On this pleasant summer afternoon we are offering a fitting tribute to James Carr, Revolutionary War soldier and prisoner of war. Resting under the trees in this peaceful graveyard on a side street in this lakeside village, we are not far from a road just south of Union Springs, off Route 90, leading to the lake, named appropriately, Carr's Cove.

It is written that James Carr was born in Londonderry, NH. At about the last of July, 1780, seventeen year old Carr, at the time residing in the Town of Hoosack, Rensselaer County, entered the service of the United States as a substitute for Jacob Williamson. Carr joined a detachment of about thirty men and marched to Fort Edward, about five miles from present day Glens Falls in Washington County. He was then ordered to march to Fort Ann, in the mountains of Washington County, about ten miles from Glens Falls. He joined the company of Captain Sherwood.

It was the tenth day of October, 1780, when Fort Ann was taken by the enemy, the British. Carr marched as a prisoner of war to Fort George, near the present day village of Lake George, then to Fort Ticonderoga near the southern end of Lake Champlain. This fort had become British in 1777.

From there Carr was taken by water to St. Johns, Quebec. From St. Johns he marched to Montreal. He was detained in Montreal as a prisoner of war until November of 1782 when he was exchanged with other captured Americans. The exchange took place in Castleton, VT near the southern end of Lake Champlain, about 5 miles from the New York border. Carr was then dismissed and returned home.

He married Margaret Morrell from Cambridge, New York. They lived several years in Johnstown, NY in the Adirondacks in Fulton County. It is there that the first six of their ten children were born. After the war, Carr was given a land grant of approximately 1,600 acres and the family eventually moved 148 miles to this area south of Union Springs where an additional four children completed their family.

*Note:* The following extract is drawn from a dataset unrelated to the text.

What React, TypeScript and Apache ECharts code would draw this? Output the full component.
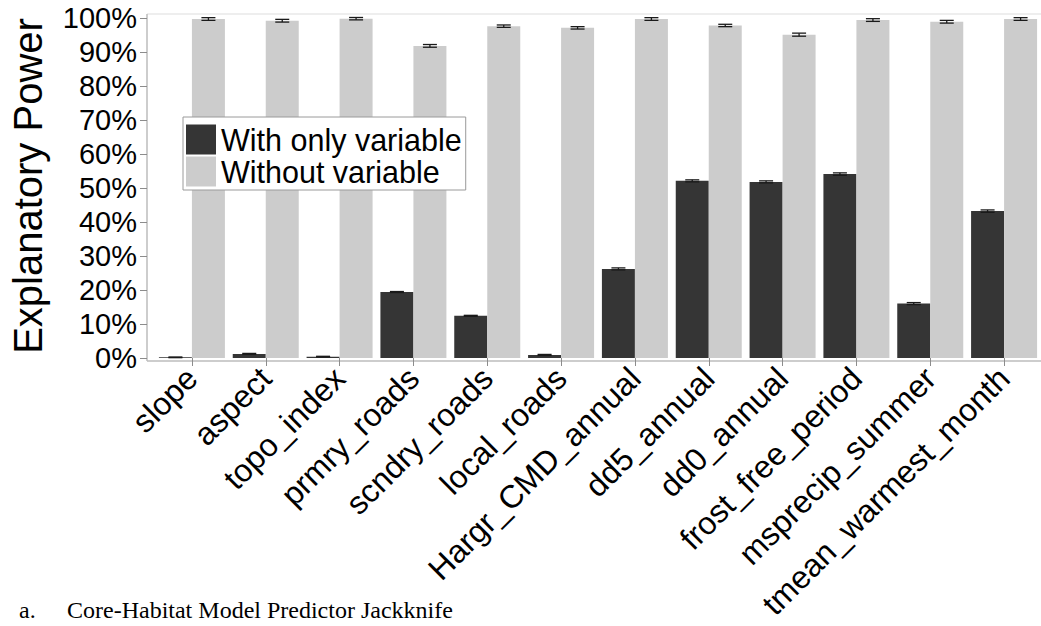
import React, { useEffect, useRef } from "react";
import * as echarts from "echarts";

const categories = [
  "slope",
  "aspect",
  "topo_index",
  "prmry_roads",
  "scndry_roads",
  "local_roads",
  "Hargr_CMD_annual",
  "dd5_annual",
  "dd0_annual",
  "frost_free_period",
  "msprecip_summer",
  "tmean_warmest_month",
];
const withOnly = [0.2, 1.2, 0.4, 19.4, 12.4, 0.9, 26.2, 52.1, 51.8, 54.1, 16.0, 43.2];
const withOnlyErr = [0.1, 0.15, 0.1, 0.15, 0.15, 0.15, 0.3, 0.3, 0.3, 0.35, 0.3, 0.35];
const without = [99.7, 99.2, 99.8, 91.8, 97.6, 97.1, 99.7, 97.8, 95.1, 99.4, 98.9, 99.7];
const withoutErr = [0.4, 0.4, 0.35, 0.4, 0.35, 0.35, 0.4, 0.35, 0.45, 0.4, 0.4, 0.4];
const yTicks = [0, 10, 20, 30, 40, 50, 60, 70, 80, 90, 100];
const seriesNames = ["With only variable", "Without variable"];

const SANS = "'Liberation Sans', Arial, Helvetica, sans-serif";
const SERIF = "'Liberation Serif', 'Times New Roman', serif";
const BAR_W = 33;

function errorSeries(values: number[], errs: number[], side: number) {
  return {
    type: "custom",
    name: "err" + side,
    coordinateSystem: "cartesian2d",
    silent: true,
    z: 10,
    encode: { x: 0, y: 1 },
    data: values.map((v, i) => [i, v, errs[i]]),
    renderItem: (params: any, api: any) => {
      const i = api.value(0);
      const v = api.value(1);
      const e = api.value(2);
      const top = api.coord([i, v + e]);
      const bot = api.coord([i, v - e]);
      const cx = top[0] + side * (BAR_W / 2);
      const hw = 7;
      const style = { stroke: "#1a1a1a", lineWidth: 1.3 };
      return {
        type: "group",
        children: [
          { type: "line", shape: { x1: cx, y1: top[1], x2: cx, y2: bot[1] }, style },
          { type: "line", shape: { x1: cx - hw, y1: top[1], x2: cx + hw, y2: top[1] }, style },
          { type: "line", shape: { x1: cx - hw, y1: bot[1], x2: cx + hw, y2: bot[1] }, style },
        ],
      };
    },
  };
}

export default function App() {
  const ref = useRef<HTMLDivElement>(null);
  useEffect(() => {
    if (!ref.current) return;
    const chart = echarts.init(ref.current, undefined, { renderer: "svg" });
    chart.setOption({
      animation: false,
      backgroundColor: "#ffffff",
      grid: { left: 155, top: 18, width: 888, height: 340, containLabel: false },
      legend: {
        data: seriesNames,
        orient: "vertical",
        left: 183,
        top: 117,
        padding: [7, 4, 3, 3],
        itemGap: 1,
        itemWidth: 30,
        itemHeight: 30,
        icon: "rect",
        borderColor: "#9a9a9a",
        borderWidth: 1,
        backgroundColor: "#ffffff",
        textStyle: { fontFamily: SANS, fontSize: 30.5, color: "#000", lineHeight: 30 },
      },
      xAxis: {
        type: "category",
        data: categories,
        offset: 3,
        axisLine: { show: false },
        axisTick: { show: true, alignWithLabel: true, length: 8, lineStyle: { color: "#8c8c8c" } },
        axisLabel: {
          rotate: 45,
          margin: 12,
          interval: 0,
          fontFamily: SANS,
          fontSize: 32,
          color: "#000",
        },
      },
      yAxis: {
        type: "value",
        min: 0,
        max: 100,
        interval: 10,
        offset: 8,
        axisLine: { show: false },
        axisTick: { show: true, length: 7, lineStyle: { color: "#8c8c8c" } },
        splitLine: { show: false },
        axisLabel: {
          margin: 10,
          fontFamily: SANS,
          fontSize: 29,
          color: "#000",
          formatter: (v: number) => (yTicks.includes(v) ? v + "%" : ""),
        },
      },
      series: [
        {
          name: seriesNames[0],
          type: "bar",
          data: withOnly,
          barWidth: BAR_W,
          barGap: "0%",
          itemStyle: { color: "#353535" },
        },
        {
          name: seriesNames[1],
          type: "bar",
          data: without,
          barWidth: BAR_W,
          barGap: "0%",
          itemStyle: { color: "#cccccc" },
        },
        errorSeries(withOnly, withOnlyErr, -1),
        errorSeries(without, withoutErr, 1),
      ],
      graphic: [
        { type: "line", shape: { x1: 147, y1: 14, x2: 1041, y2: 14 }, style: { stroke: "#e8e8e8", lineWidth: 1.5 } },
        { type: "line", shape: { x1: 147, y1: 14, x2: 147, y2: 361 }, style: { stroke: "#bdbdbd", lineWidth: 1.5 } },
        { type: "line", shape: { x1: 147, y1: 361, x2: 1041, y2: 361 }, style: { stroke: "#bdbdbd", lineWidth: 1.5 } },
        {
          type: "text",
          x: 28,
          y: 186,
          rotation: Math.PI / 2,
          style: {
            text: "Explanatory Power",
            fontFamily: SANS,
            fontSize: 40,
            fill: "#000",
            align: "center",
            verticalAlign: "middle",
          },
        },
        {
          type: "text",
          x: 19,
          y: 610,
          style: { text: "a.", fontFamily: SERIF, fontSize: 24, fill: "#000", verticalAlign: "middle" },
        },
        {
          type: "text",
          x: 67,
          y: 610,
          style: {
            text: "Core-Habitat Model Predictor Jackknife",
            fontFamily: SERIF,
            fontSize: 24,
            fill: "#000",
            verticalAlign: "middle",
          },
        },
      ],
    });
    return () => chart.dispose();
  }, []);
  return (
    <div
      ref={ref}
      style={{ position: "absolute", left: 0, top: 0, width: 1041, height: 626 }}
    />
  );
}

The stately brick home residence that can be seen on the Carr's Cove Road today is the site of the log cabin which James Carr built for his family. The kitchen of this house was built around the log cabin.

In addition to the land grant, Carr purchased from the Native Americans the small area surrounding Carr's Cove. He was a great friend of the Native Americans. In 1797 he returned here, cleared some of the land and built a log cabin, returning home to Johnstown for the winter. He walked each way every spring and fall until in 1800 he returned with his wife and six children. On this final trip, they came through the wilderness by ox team with their household goods, seeds, and plant cuttings. The 148 miles took seventeen days to complete. The strength and stamina of James Carr is to be admired.

I wonder how James Carr would feel to see and hear this presentation. Proud? Humbled? Many wars have come and gone since the Revolutionary War, and conflicts continue in our world. Would that every veteran have the respect of a grateful nation.